Work with a research-first guide

A thoughtful deposit strategy can be the difference between winning a home and taking on avoidable risk. At Shenandoah Realty, we pair data-driven negotiation with calm, high-touch guidance so you can decide on the right DDF, EMD, and DDP for your situation. If your offer involves complex timelines or unusual contingencies, we also coordinate with your North Carolina real estate attorney to keep every term clear.

If you are planning a purchase or sale in Durham, we would love to help you think it through. Reach out to Shenandoah Nieuwsma to schedule your free 15-minute brainstorming session.

FAQs

Is the North Carolina due diligence fee refundable if I cancel during inspections?

  • No. If you terminate during the Due Diligence Period, the seller keeps the DDF. You typically receive the EMD back if you terminate within the DDP under the contract.

What happens to earnest money in Durham if the appraisal is low and I cannot proceed?

  • It depends on your contract contingencies. If you terminate under a valid financing or appraisal contingency that is still in effect, the EMD is usually returned. If you are outside all termination rights and breach, the seller may claim the EMD.

Can I make a Durham offer without a due diligence fee?

  • Yes, you can, but many sellers view offers without a DDF as weaker because the seller bears more risk of lost time off market.

During the Due Diligence Period, can a seller keep both deposits if I back out?

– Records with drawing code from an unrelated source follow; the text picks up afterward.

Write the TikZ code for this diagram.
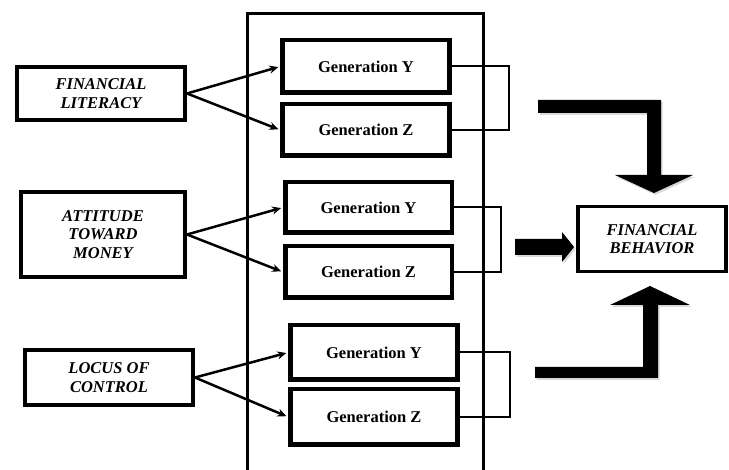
\documentclass[tikz,border=0pt]{standalone}
\usepackage{fontspec}
\setmainfont{Liberation Serif}
\usetikzlibrary{arrows.meta,shadows}
\tikzset{
  softshadow/.style={drop shadow={opacity=0.3,shadow xshift=1.5pt,shadow yshift=-2pt}},
  genbox/.style={draw,line width=4.5pt,fill=white,softshadow,minimum width=167pt,minimum height=52pt,
    font=\fontsize{16.5}{18}\selectfont\bfseries,inner sep=0pt},
  srcbox/.style={draw,line width=4pt,fill=white,softshadow,minimum width=168pt,
    font=\fontsize{16.5}{18.5}\selectfont\bfseries\itshape,align=center,inner sep=0pt},
  thin arrow/.style={line width=2.5pt,-{Stealth[length=9pt,width=8pt]},shorten >=2pt},
  bracket/.style={line width=2pt},
  blockarrow/.style={fill=black,softshadow},
}
\begin{document}
\begin{tikzpicture}[x=1pt,y=-1pt]
\useasboundingbox (0,0) rectangle (729,470);
\clip (0,0) rectangle (729,470);
% container frame
\node[draw,line width=3pt,minimum width=236pt,minimum height=480pt,inner sep=0pt,softshadow,fill=white] (frame) at (365,254) {};

% generation boxes
\node[genbox,minimum height=52.5pt] (gy1) at (366,66.5) {Generation Y};
\node[genbox,minimum height=51.5pt] (gz1) at (366,130) {Generation Z};
\node[genbox,minimum width=166.5pt,minimum height=50.5pt] (gy2) at (368.5,207.5) {Generation Y};
\node[genbox,minimum width=166.5pt,minimum height=51.5pt] (gz2) at (368.5,272) {Generation Z};
\node[genbox,minimum height=54.5pt] (gy3) at (374,352.5) {Generation Y};
\node[genbox,minimum height=55.5pt] (gz3) at (374,417) {Generation Z};

% source boxes
\node[srcbox,minimum height=53pt] (fl) at (101,93.5) {FINANCIAL\\LITERACY};
\node[srcbox,minimum width=164pt,minimum height=85pt] (atm) at (103,234.5) {ATTITUDE\\TOWARD\\MONEY};
\node[srcbox,minimum height=55pt] (loc) at (109,377.5) {LOCUS OF\\CONTROL};

% outcome box
\node[srcbox,line width=3.5pt,minimum width=148pt,minimum height=65pt] (fb) at (652,239) {FINANCIAL\\BEHAVIOR};

% thin arrows
\draw[thin arrow] (fl.east) -- (gy1.west);
\draw[thin arrow] (fl.east) -- (gz1.west);
\draw[thin arrow] (atm.east) -- (gy2.west);
\draw[thin arrow] (atm.east) -- (gz2.west);
\draw[thin arrow] (loc.east) -- (gy3.west);
\draw[thin arrow] (loc.east) -- (gz3.west);

% brackets
\draw[bracket] (gy1.east) -- ++(57,0) coordinate (b1) |- (gz1.east);
\draw[bracket] (gy2.east) -- ++(47,0) coordinate (b2) |- (gz2.east);
\draw[bracket] (gy3.east) -- ++(50,0) coordinate (b3) |- (gz3.east);

% block arrows
\fill[blockarrow] (538,100) -- (661,100) -- (661,175) -- (693,175) -- (654,193) -- (615,175) -- (647,175) -- (647,113) -- (538,113) -- cycle;
\fill[blockarrow] (515,239) -- (562,239) -- (562,232) -- (574,247) -- (562,262) -- (562,255) -- (515,255) -- cycle;
\fill[blockarrow] (535,378) -- (658,378) -- (658,305) -- (690,305) -- (650,286) -- (610,305) -- (643,305) -- (643,367) -- (535,367) -- cycle;
\end{tikzpicture}
\end{document}
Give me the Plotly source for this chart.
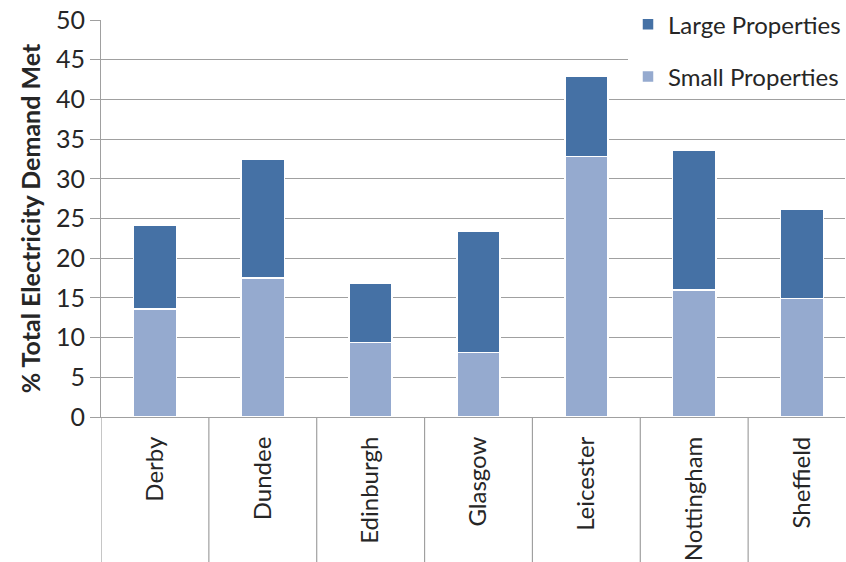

  • Typically no. Standard practice is that the seller keeps the DDF, and the buyer’s EMD is returned if the buyer validly terminates during the DDP, unless different terms are negotiated in the contract.

Who should hold my earnest money on a Durham home purchase?

  • The contract names the holder. It can be the listing brokerage, the buyer’s brokerage, or an attorney or title company. Many buyers prefer an attorney or closing agent for higher value transactions.